Volume 93, Issue 12
Wednesday, March 18, 1999
|ARTS AND ENTERTAINMENT
The stuff dreams are made of
By Luke Rundle
It's official. The Sega Dreamcast is the newest home gaming system to obsess over. Combining ninja-fast speed with 15 times the processing power of the Sony PlayStation, the Dreamcast is a turbo-charged Ferrari in a field of Hondas.
Playing games on the Dreamcast is more like watching a movie than anything else. It's 3D images are liquid smooth, a feature attributed to the fact that it's NEC videologic power VR2DC chipset is capable of zipping three million polygons around the screen every second. It's 12x speed specialized Yamaha CD-ROM is capable of storing up to one gigabyte of information and combined with 16 megabytes of main system memory, this slick gaming unit is capable of some serious number crunching.

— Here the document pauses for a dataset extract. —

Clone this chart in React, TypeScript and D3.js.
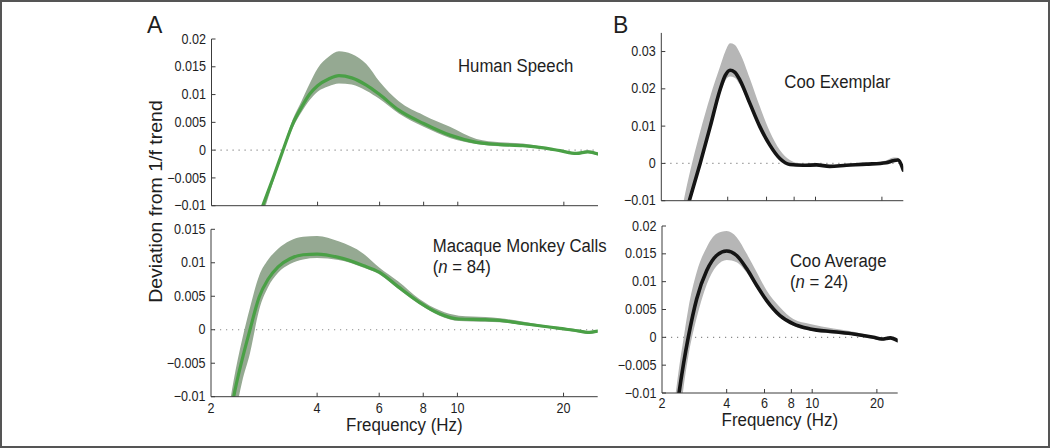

Factor in the Dreamcast's built-in, internet ready 56k modem (which makes multi-user on-line gaming a reality) and you're dealing with a truly bad mamma jamma.
For the benefit of all you non-techies out there, let's walk through the Dreamcast experience, facet by glorious facet. Your days of turning on the Sony Playstation and retreating to the kitchen to grab a cold drink, prepare a turkey with all the trimmings, complete your taxes and read Tolstoy's War and Peace only to still see the "loading" message are gone. Sega's Dreamcast boots up almost instantaneously, leaving the user barely enough time to blink.
Once in front of the screen, it's easy to become too mesmerized by the games' intro sequences to even press the start button. Boasting pulsating sound and DVD-quality picture, the preliminary action to most of Dreamcast's games far surpasses anything ever before seen in the home gaming industry.
The Dreamcast also promises to have strong staying power in the gaming market. Sega's future development strategy includes plans to make microphone packs for video phone systems, zip drives for enhanced storage capability and add-on DVD boxes for home theatre systems available to Dreamcast owners in the near future.
The most essential of all current peripherals is the Visual Memory Unit, a small, lightweight cartridge which slightly resembles a Nintendo Game Boy. The VMU not only allows the user to save games and transfer them to other consoles, but also enables them to organize data independent of the system.
In plainer terms, the owner of a VMU can pull characters from games and customize them for future play, as well as download a variety of mini-games from Dreamcast titles and play them as handhelds.
With it's additional clock and calendar features, the VMU can also function as a pocket organizer. In fact, it wouldn't be a surprise to find out it could also dehydrate and decoratively slice vegetables before later vacuum-sealing them for refrigerator storage.
Of course, the Dreamcast has a few flaws, but most of them are of the minor variety. For example, the stereo-quality sound is partially obscured by the grunts and squeals made by the unit's CD-ROM section.
In addition, the gorgeous movies which take place at the outset and between levels of games grow tiresome after multiple viewings and many of them cannot be bypassed by the user.
However, complaining about such small details is not unlike griping about Heather Graham's ugly toes. All in all, the Sega Dreamcast is a remarkable unit which is well-poised to quickly become the end-all be-all of home gaming.
The traditional mascot of the Sega empire, this game requires the player to pilot His Hedgehoginess through 10 gorgeously rendered levels, including a breathtaking tropical beach, an eerie set of Aztec ruins and a futuristic highway. Despite its fast pace, however, it is relatively easy to spin and gyrate through the levels, making it the best choice for first-time users, but not those afflicted by motion sickness.
The first available adventure game, Stinger allows the user to explore a desolate asteroid-stricken island replete with mutant inhabitants from the perspective of a rescue team member or a boat captain. Taking into account modern society's need for convenience, characters can stop periodically at vending machines for food and beverages, as well as handguns and bazookas.
Sega Sports NFL 2K
Resembling a Fox football broadcast more than a typical sports game, 2K comes complete with all the dazzling graphics, licensed players and bells and whistles it can pack on a CD. Referees call penalties better than their real-life models, announcers call annoyance-free play-by-play and plays are drafted on the field. Throw in post-play celebrations and trash talking and 2K is more fun than one can shake a first down stick at.